How much the more should we do the same for the Almighty King of the Universe, the Lord of All Creation! Our liturgy — all the texts, and psalms, and chants; all the vestments and vessels and incense; all the buildings, all the art, all the music — they are to honor our King, to celebrate His Presence, His coming to us in the Sacraments; to lift high His Name, in heavenly praise with the angels — but also to magnify Him before all the world. Almighty God, the King of the Universe, took on flesh and walked among us, and still He is in our midst, in His Holy Spirit — and in His Body and Blood, Soul and Divinity. How can we not do these things?

Peace

As Kristen said, I am now in the “Countdown to Catholic.” 21 days to Easter…

Something major that I intended to write about as I set out, but have thus far neglected to, is the “affinities” — those beautiful and glorious aspects of Catholicism that have drawn me. Tonight I thought I would begin with the first one that comes to mind when I explain my reasons for becoming Catholic: peace.
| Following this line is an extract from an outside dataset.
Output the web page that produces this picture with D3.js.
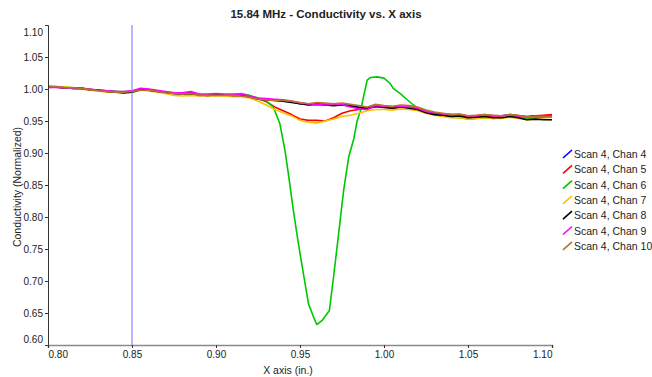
<!DOCTYPE html>
<html>
<head>
<meta charset="utf-8">
<script src="https://cdn.jsdelivr.net/npm/d3@7"></script>
<style>
  body { margin: 0; background: #fff; }
  text { font-family: "Liberation Sans", Arial, sans-serif; fill: #222; }
</style>
</head>
<body>
<div id="chart"></div>
<script>
// Shared x positions (in.) for most channels
const xPos = [0.800, 0.805, 0.810, 0.815, 0.820, 0.825, 0.830, 0.835, 0.840, 0.845,
  0.850, 0.855, 0.860, 0.865, 0.870, 0.875, 0.880, 0.885, 0.890, 0.895,
  0.900, 0.905, 0.910, 0.915, 0.920, 0.925, 0.930, 0.935, 0.940, 0.945,
  0.950, 0.955, 0.960, 0.965, 0.970, 0.975, 0.980, 0.985, 0.990, 0.995,
  1.000, 1.005, 1.010, 1.015, 1.020, 1.025, 1.030, 1.035, 1.040, 1.045,
  1.050, 1.055, 1.060, 1.065, 1.070, 1.075, 1.080, 1.085, 1.090, 1.095, 1.100];

const chan4 = [1.003, 1.003, 1.002, 1.001, 1.001, 0.999, 0.998, 0.997, 0.996, 0.995,
  0.996, 0.999, 0.998, 0.996, 0.995, 0.993, 0.993, 0.993, 0.991, 0.990,
  0.991, 0.991, 0.991, 0.990, 0.988, 0.985, 0.983, 0.983, 0.981, 0.980,
  0.977, 0.976, 0.977, 0.976, 0.975, 0.976, 0.974, 0.972, 0.970, 0.974,
  0.972, 0.971, 0.973, 0.972, 0.970, 0.965, 0.962, 0.961, 0.959, 0.960,
  0.957, 0.958, 0.959, 0.958, 0.958, 0.960, 0.958, 0.957, 0.958, 0.958, 0.959];

const chan5 = [1.003, 1.003, 1.002, 1.001, 1.000, 0.999, 0.998, 0.997, 0.996, 0.995,
  0.997, 1.000, 0.999, 0.997, 0.995, 0.994, 0.993, 0.995, 0.991, 0.991,
  0.992, 0.991, 0.991, 0.991, 0.989, 0.985, 0.980, 0.972, 0.966, 0.960,
  0.953, 0.951, 0.951, 0.950, 0.955, 0.962, 0.966, 0.968, 0.970, 0.972,
  0.972, 0.970, 0.972, 0.971, 0.969, 0.966, 0.963, 0.961, 0.960, 0.959,
  0.957, 0.958, 0.959, 0.957, 0.957, 0.959, 0.958, 0.956, 0.958, 0.959, 0.960];

const chan7 = [1.005, 1.004, 1.003, 1.002, 1.000, 0.998, 0.997, 0.995, 0.995, 0.995,
  0.995, 0.998, 0.997, 0.995, 0.993, 0.990, 0.989, 0.990, 0.989, 0.989,
  0.989, 0.989, 0.988, 0.988, 0.986, 0.981, 0.975, 0.968, 0.963, 0.958,
  0.951, 0.948, 0.947, 0.950, 0.953, 0.957, 0.959, 0.962, 0.966, 0.968,
  0.968, 0.967, 0.969, 0.968, 0.966, 0.962, 0.959, 0.957, 0.955, 0.955,
  0.953, 0.954, 0.955, 0.954, 0.954, 0.956, 0.954, 0.952, 0.953, 0.953, 0.952];

const chan8 = [1.004, 1.003, 1.002, 1.002, 1.001, 0.999, 0.998, 0.996, 0.995, 0.994,
  0.995, 0.999, 0.998, 0.996, 0.995, 0.993, 0.992, 0.993, 0.991, 0.990,
  0.991, 0.991, 0.990, 0.990, 0.988, 0.984, 0.983, 0.982, 0.981, 0.979,
  0.977, 0.975, 0.976, 0.975, 0.974, 0.975, 0.973, 0.971, 0.969, 0.973,
  0.971, 0.970, 0.972, 0.970, 0.968, 0.963, 0.960, 0.959, 0.957, 0.958,
  0.955, 0.956, 0.957, 0.955, 0.955, 0.957, 0.955, 0.952, 0.953, 0.952, 0.952];

const chan9 = [1.002, 1.003, 1.002, 1.001, 1.001, 1.000, 0.998, 0.997, 0.996, 0.996,
  0.997, 1.001, 1.000, 0.998, 0.996, 0.994, 0.994, 0.996, 0.992, 0.992,
  0.993, 0.992, 0.992, 0.992, 0.989, 0.986, 0.985, 0.984, 0.983, 0.981,
  0.978, 0.977, 0.976, 0.975, 0.976, 0.976, 0.972, 0.969, 0.968, 0.974,
  0.973, 0.972, 0.973, 0.972, 0.970, 0.965, 0.963, 0.961, 0.960, 0.960,
  0.958, 0.958, 0.960, 0.958, 0.957, 0.960, 0.958, 0.956, 0.957, 0.957, 0.958];

const chan10 = [1.004, 1.004, 1.002, 1.002, 1.001, 0.999, 0.997, 0.996, 0.995, 0.995,
  0.996, 0.998, 0.998, 0.996, 0.994, 0.993, 0.992, 0.993, 0.990, 0.990,
  0.990, 0.990, 0.990, 0.989, 0.987, 0.984, 0.983, 0.982, 0.982, 0.981,
  0.979, 0.977, 0.979, 0.978, 0.977, 0.978, 0.976, 0.974, 0.972, 0.976,
  0.974, 0.973, 0.975, 0.974, 0.972, 0.967, 0.964, 0.962, 0.960, 0.961,
  0.958, 0.959, 0.960, 0.959, 0.958, 0.960, 0.959, 0.956, 0.957, 0.957, 0.956];

// Chan 6 has the flaw signal, sampled on its own positions
const chan6X = [0.800, 0.810, 0.820, 0.830, 0.840, 0.850, 0.855, 0.860, 0.870, 0.880,
  0.890, 0.900, 0.910, 0.915, 0.920, 0.925, 0.930, 0.934, 0.938, 0.941,
  0.943, 0.946, 0.949, 0.952, 0.955, 0.958, 0.960, 0.963, 0.9675, 0.970,
  0.973, 0.976, 0.979, 0.982, 0.984, 0.986, 0.988, 0.990, 0.992, 0.996,
  1.000, 1.0035, 1.0055, 1.0095, 1.0135, 1.0175, 1.020, 1.025, 1.030, 1.035,
  1.040, 1.045, 1.050, 1.055, 1.060, 1.065, 1.070, 1.075, 1.080, 1.085,
  1.090, 1.095, 1.100];
const chan6 = [1.004, 1.003, 1.001, 0.998, 0.996, 0.996, 0.999, 0.998, 0.995, 0.992,
  0.991, 0.991, 0.991, 0.993, 0.990, 0.986, 0.981, 0.972, 0.946, 0.905,
  0.869, 0.811, 0.759, 0.712, 0.665, 0.644, 0.632, 0.638, 0.654, 0.707,
  0.774, 0.842, 0.894, 0.922, 0.950, 0.966, 0.990, 1.014, 1.018, 1.019,
  1.017, 1.009, 1.001, 0.993, 0.984, 0.975, 0.970, 0.964, 0.960, 0.958,
  0.956, 0.955, 0.953, 0.954, 0.955, 0.954, 0.955, 0.957, 0.955, 0.953,
  0.955, 0.956, 0.957];

const seriesNames = ['Scan 4, Chan 4', 'Scan 4, Chan 5', 'Scan 4, Chan 6', 'Scan 4, Chan 7',
  'Scan 4, Chan 8', 'Scan 4, Chan 9', 'Scan 4, Chan 10'];
const seriesColors = ['#0000ff', '#ff0000', '#00c800', '#ffc000', '#000000', '#ff00ff', '#b8742c'];

const xTicks = [0.80, 0.85, 0.90, 0.95, 1.00, 1.05, 1.10];
const yTicks = [0.60, 0.65, 0.70, 0.75, 0.80, 0.85, 0.90, 0.95, 1.00, 1.05, 1.10];
const markerX = 0.85;

// Configuration
const width = 652;
const height = 377;
const margin = { top: 25, right: 100, bottom: 32, left: 48 };
const graphWidth = width - margin.left - margin.right;
const graphHeight = height - margin.top - margin.bottom;

const series = [
  { name: seriesNames[0], color: seriesColors[0], xs: xPos, ys: chan4 },
  { name: seriesNames[1], color: seriesColors[1], xs: xPos, ys: chan5 },
  { name: seriesNames[2], color: seriesColors[2], xs: chan6X, ys: chan6 },
  { name: seriesNames[3], color: seriesColors[3], xs: xPos, ys: chan7 },
  { name: seriesNames[4], color: seriesColors[4], xs: xPos, ys: chan8 },
  { name: seriesNames[5], color: seriesColors[5], xs: xPos, ys: chan9 },
  { name: seriesNames[6], color: seriesColors[6], xs: xPos, ys: chan10 }
];

const xScale = d3.scaleLinear().domain([0.80, 1.10]).range([0, graphWidth]);
const yScale = d3.scaleLinear().domain([0.60, 1.10]).range([graphHeight, 0]);

const root = d3.select('#chart')
  .append('svg')
  .attr('width', width)
  .attr('height', height);

const svg = root.append('g')
  .attr('transform', `translate(${margin.left},${margin.top})`);

// Title
root.append('text')
  .attr('x', 326)
  .attr('y', 18)
  .attr('text-anchor', 'middle')
  .style('font-size', '11.5px')
  .style('font-weight', 'bold')
  .text('15.84 MHz - Conductivity vs. X axis');

// Lines
const line = d3.line()
  .x(d => xScale(d[0]))
  .y(d => yScale(d[1]));

svg.selectAll('.series')
  .data(series)
  .enter()
  .append('path')
  .attr('class', 'series')
  .attr('fill', 'none')
  .attr('stroke', d => d.color)
  .attr('stroke-width', 1.6)
  .attr('stroke-linejoin', 'round')
  .attr('d', d => line(d.xs.map((x, i) => [x, d.ys[i]])));

// Vertical marker at 0.85
svg.append('line')
  .attr('x1', xScale(markerX))
  .attr('x2', xScale(markerX))
  .attr('y1', 0)
  .attr('y2', graphHeight)
  .attr('stroke', '#6f6fff')
  .attr('stroke-width', 1);

// Axes
const yAxis = svg.append('g')
  .call(d3.axisLeft(yScale).tickValues(yTicks).tickFormat(d3.format('.2f')).tickSize(3).tickPadding(2));
yAxis.select('.domain').attr('stroke', '#333').attr('d', `M-3,0.5H0.5V${graphHeight}`);
yAxis.selectAll('.tick line').attr('stroke', '#333');
yAxis.selectAll('text').style('font-size', '10px').attr('fill', '#333');
yAxis.selectAll('.tick').filter(d => d === 1.10).select('text').attr('dy', '1.0em');
yAxis.selectAll('.tick').filter(d => d === 0.60).select('text').attr('dy', '-0.25em');

const xAxis = svg.append('g')
  .attr('transform', `translate(0,${graphHeight})`)
  .call(d3.axisBottom(xScale).tickValues(xTicks).tickFormat(d3.format('.2f')).tickSize(3).tickPadding(3));
xAxis.select('.domain').attr('stroke', '#8a8a8a').attr('stroke-width', 1.6);
xAxis.selectAll('.tick line').attr('stroke', '#333');
xAxis.selectAll('text').style('font-size', '10px').attr('fill', '#333');
xAxis.selectAll('.tick').filter(d => d === 0.80).select('text').attr('text-anchor', 'start');
xAxis.selectAll('.tick').filter(d => d === 1.10).select('text').attr('text-anchor', 'end');

// Axis titles
svg.append('text')
  .attr('x', 240)
  .attr('y', graphHeight + 29)
  .attr('text-anchor', 'middle')
  .style('font-size', '10.5px')
  .text('X axis (in.)');

svg.append('text')
  .attr('transform', 'rotate(-90)')
  .attr('x', -162)
  .attr('y', -27)
  .attr('text-anchor', 'middle')
  .style('font-size', '10.5px')
  .text('Conductivity (Normalized)');

// Legend
const legend = root.append('g')
  .attr('transform', 'translate(563,154)');

const item = legend.selectAll('.item')
  .data(series)
  .enter()
  .append('g')
  .attr('class', 'item')
  .attr('transform', (d, i) => `translate(0,${i * 15.3})`);

item.append('line')
  .attr('x1', 0).attr('y1', 4)
  .attr('x2', 9).attr('y2', -4)
  .attr('stroke', d => d.color)
  .attr('stroke-width', 1.6);

item.append('text')
  .attr('x', 11)
  .attr('y', 4)
  .style('font-size', '10.5px')
  .text(d => d.name);
</script>
</body>
</html>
As I’ve alluded to once or twice before, I really struggle in my life with depression and anxiety and fear. The older and the more I’ve grown as a Christian, the more and more central has been my longing and need for inner peace. My favorite Scripture for a long time has been in Philippians 4:

Rejoice in the Lord always; again I will say, rejoice. Let your reasonableness be known to everyone. The Lord is at hand; do not be anxious about anything, but in everything by prayer and supplication with thanksgiving let your requests be made known to God. And the peace of God, which surpasses all understanding, will guard your hearts and your minds in Christ Jesus.
Philippians 4:4-7 ESV

When I began attending Mass a little more than a year ago, one of the first things I was struck with was the pervading sense of peace I found there. There is peace in the inherent order of the Mass — in its symmetry — in everything happening that is supposed to happen; in everything being said that’s supposed to be said; in nothing being wasted. There is peace in the church itself. To Catholics, the nave of the church is always a house of prayer, for reverence and worship and contemplation, not a place to socialize or chatter or roughhouse. I had the sense that I had entered a consecrated space.

And peace is central to the Mass itself — to the very Catholic consciousness. I count at least eight or nine times in the liturgy of the Mass when peace is imparted, all of which speak from Scripture:

Gloria

Glory to God in the highest,
and on earth peace to people of good will.

Lord’s Prayer

Priest: Deliver us, Lord, we pray, from every evil, graciously grant peace in our days, that, by the help of your mercy, we may be always free from sin and safe from all distress, as we await the blessed hope and the coming of our Savior, Jesus Christ.

Sign of Peace

Priest: Lord Jesus Christ, who said to your Apostles, Peace I leave you, my peace I give you, look not on our sins, but on the faith of your Church, and graciously grant her peace and unity in accordance with your will. Who live and reign for ever and ever.

All: Amen.

Priest: The Peace of the Lord be with you always.

All: And with your spirit.

Deacon or Priest: Let us offer each other a sign of peace.

This simple act — the act of turning to my fellow parishioners and wishing them peace — “Peace be with you” — is one of the most precious parts of the Mass to me. It is a moment of bonding, of sharing, with people I may not even know, but who are my beloved brothers and sisters in Christ, with whom I share in His love. On some days, that bonding makes the difference between feeling lonely and depressed and feeling Christ’s love. I never even realized, until I started coming to Mass, how much Christ Himself talked about peace. “Peace I leave you; my peace I give you” (John 14:27). I had read and heard these words before, but they failed to make an impact until I felt them in action.

Agnus Dei

All: Lamb of God, you take away the sins of the world: have mercy on us.
Lamb of God, you take away the sins of the world: have mercy on us.
Lamb of God, you take away the sins of the world: grant us peace.

Jesus is the Lamb of God, who not only takes away the sins of the world, but grants us peace. These words are power and life to me. And more than in any other church I’ve been a part of, these words and this peace are held forth by the Catholic Church.